#### [Exercise brief]
Pick out every line with the word "chart" and copy it.

..........

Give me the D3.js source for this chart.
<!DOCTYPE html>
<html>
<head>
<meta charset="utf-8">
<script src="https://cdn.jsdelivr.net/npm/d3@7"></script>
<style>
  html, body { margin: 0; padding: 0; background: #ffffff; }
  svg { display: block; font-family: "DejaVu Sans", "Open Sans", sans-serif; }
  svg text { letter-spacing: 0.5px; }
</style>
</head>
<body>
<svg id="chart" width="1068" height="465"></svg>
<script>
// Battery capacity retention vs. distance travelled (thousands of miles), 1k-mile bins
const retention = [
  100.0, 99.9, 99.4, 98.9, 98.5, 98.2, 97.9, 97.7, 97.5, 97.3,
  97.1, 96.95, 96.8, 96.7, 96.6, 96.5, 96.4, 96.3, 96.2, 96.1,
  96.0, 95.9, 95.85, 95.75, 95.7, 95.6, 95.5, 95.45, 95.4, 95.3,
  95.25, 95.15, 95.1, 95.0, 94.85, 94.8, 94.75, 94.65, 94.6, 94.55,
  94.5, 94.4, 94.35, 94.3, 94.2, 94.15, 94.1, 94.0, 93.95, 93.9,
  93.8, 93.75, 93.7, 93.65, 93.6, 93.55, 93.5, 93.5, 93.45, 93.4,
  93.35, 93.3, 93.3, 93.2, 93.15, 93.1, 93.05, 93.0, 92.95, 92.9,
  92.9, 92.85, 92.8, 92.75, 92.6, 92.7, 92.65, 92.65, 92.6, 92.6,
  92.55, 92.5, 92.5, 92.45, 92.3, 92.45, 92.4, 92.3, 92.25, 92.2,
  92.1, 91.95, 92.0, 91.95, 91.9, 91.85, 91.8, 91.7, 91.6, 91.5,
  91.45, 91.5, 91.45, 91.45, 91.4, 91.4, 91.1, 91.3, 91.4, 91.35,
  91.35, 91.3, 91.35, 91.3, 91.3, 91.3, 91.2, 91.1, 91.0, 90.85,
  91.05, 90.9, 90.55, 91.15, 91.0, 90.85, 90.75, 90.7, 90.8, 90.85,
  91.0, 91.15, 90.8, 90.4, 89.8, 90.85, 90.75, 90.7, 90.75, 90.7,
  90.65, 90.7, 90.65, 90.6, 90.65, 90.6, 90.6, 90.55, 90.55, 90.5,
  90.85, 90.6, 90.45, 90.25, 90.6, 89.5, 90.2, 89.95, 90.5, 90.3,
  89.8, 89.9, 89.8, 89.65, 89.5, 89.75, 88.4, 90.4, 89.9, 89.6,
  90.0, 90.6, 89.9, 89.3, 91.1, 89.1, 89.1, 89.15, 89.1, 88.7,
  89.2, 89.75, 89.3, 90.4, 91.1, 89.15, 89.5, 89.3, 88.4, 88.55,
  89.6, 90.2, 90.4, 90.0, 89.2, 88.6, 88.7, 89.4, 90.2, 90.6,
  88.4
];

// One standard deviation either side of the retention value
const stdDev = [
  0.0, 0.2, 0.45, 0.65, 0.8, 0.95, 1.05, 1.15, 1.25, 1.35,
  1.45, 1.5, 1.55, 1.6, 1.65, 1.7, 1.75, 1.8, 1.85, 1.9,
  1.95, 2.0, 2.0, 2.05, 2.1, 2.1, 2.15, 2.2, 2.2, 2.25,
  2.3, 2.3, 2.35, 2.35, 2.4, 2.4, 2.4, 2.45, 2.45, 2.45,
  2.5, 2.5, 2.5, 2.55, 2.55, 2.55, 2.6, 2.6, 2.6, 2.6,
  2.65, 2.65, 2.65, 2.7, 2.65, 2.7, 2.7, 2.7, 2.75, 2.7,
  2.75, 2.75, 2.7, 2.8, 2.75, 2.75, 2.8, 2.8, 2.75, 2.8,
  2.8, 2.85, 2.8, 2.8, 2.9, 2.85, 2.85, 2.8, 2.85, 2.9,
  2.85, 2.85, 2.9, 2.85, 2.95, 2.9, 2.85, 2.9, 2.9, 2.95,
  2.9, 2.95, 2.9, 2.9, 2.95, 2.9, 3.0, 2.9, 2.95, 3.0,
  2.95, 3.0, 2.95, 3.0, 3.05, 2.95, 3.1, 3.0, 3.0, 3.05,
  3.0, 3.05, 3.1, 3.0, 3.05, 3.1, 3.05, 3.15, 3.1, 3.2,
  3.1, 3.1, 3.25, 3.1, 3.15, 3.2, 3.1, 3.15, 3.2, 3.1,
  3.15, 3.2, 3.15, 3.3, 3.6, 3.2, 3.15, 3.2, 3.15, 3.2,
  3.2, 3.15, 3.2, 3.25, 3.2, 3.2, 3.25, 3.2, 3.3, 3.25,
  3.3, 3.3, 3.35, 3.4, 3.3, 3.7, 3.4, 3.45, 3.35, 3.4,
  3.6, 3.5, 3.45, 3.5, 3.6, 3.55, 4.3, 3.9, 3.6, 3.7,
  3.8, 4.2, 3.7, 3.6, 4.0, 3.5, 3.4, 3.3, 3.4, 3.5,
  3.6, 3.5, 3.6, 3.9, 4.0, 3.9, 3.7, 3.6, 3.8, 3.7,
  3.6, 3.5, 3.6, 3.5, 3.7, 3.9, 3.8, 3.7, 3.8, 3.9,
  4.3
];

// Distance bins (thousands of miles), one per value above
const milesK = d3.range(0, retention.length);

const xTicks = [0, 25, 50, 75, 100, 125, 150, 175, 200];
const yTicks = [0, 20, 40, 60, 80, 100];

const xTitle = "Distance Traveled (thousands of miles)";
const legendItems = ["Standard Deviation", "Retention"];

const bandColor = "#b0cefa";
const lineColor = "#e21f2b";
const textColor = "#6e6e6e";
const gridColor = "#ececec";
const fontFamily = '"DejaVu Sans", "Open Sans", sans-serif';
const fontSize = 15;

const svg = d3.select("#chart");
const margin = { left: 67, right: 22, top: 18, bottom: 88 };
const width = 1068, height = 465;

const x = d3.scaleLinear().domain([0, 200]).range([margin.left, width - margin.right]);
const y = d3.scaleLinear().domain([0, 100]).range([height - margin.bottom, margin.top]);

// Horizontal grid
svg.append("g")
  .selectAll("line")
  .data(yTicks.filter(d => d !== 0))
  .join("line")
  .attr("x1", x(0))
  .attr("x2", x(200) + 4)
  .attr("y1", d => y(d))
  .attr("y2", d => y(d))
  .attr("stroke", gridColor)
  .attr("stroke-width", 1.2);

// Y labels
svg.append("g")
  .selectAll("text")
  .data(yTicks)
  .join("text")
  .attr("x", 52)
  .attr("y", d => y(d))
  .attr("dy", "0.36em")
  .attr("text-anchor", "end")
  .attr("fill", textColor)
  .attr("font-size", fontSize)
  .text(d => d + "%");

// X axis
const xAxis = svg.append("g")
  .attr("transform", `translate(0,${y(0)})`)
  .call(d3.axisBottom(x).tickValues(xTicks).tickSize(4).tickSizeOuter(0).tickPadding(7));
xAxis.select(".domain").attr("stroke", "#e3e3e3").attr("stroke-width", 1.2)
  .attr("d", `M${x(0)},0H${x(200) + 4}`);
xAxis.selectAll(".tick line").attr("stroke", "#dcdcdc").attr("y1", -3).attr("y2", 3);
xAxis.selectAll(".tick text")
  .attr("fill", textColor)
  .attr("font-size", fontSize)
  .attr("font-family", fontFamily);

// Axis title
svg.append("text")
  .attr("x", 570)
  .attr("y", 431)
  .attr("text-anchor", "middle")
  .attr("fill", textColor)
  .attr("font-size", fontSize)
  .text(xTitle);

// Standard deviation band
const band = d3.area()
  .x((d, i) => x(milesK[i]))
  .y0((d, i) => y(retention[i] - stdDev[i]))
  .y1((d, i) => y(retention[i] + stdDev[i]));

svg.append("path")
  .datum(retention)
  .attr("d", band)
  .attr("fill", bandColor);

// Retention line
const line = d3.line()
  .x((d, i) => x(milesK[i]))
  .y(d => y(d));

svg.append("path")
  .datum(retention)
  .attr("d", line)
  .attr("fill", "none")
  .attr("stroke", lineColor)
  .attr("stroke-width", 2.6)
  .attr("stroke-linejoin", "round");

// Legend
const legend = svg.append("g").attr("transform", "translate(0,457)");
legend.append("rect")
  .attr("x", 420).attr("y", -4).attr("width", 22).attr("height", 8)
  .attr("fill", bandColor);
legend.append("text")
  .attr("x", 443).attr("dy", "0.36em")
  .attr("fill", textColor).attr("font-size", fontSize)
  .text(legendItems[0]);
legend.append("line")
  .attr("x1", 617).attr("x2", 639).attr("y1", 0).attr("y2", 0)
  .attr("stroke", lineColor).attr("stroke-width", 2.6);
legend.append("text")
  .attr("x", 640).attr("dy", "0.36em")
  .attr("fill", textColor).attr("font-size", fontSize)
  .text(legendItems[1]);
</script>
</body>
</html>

..........

#### [Complete response]
Give me the D3.js source for this chart.
<svg id="chart" width="1068" height="465"></svg>
const svg = d3.select("#chart");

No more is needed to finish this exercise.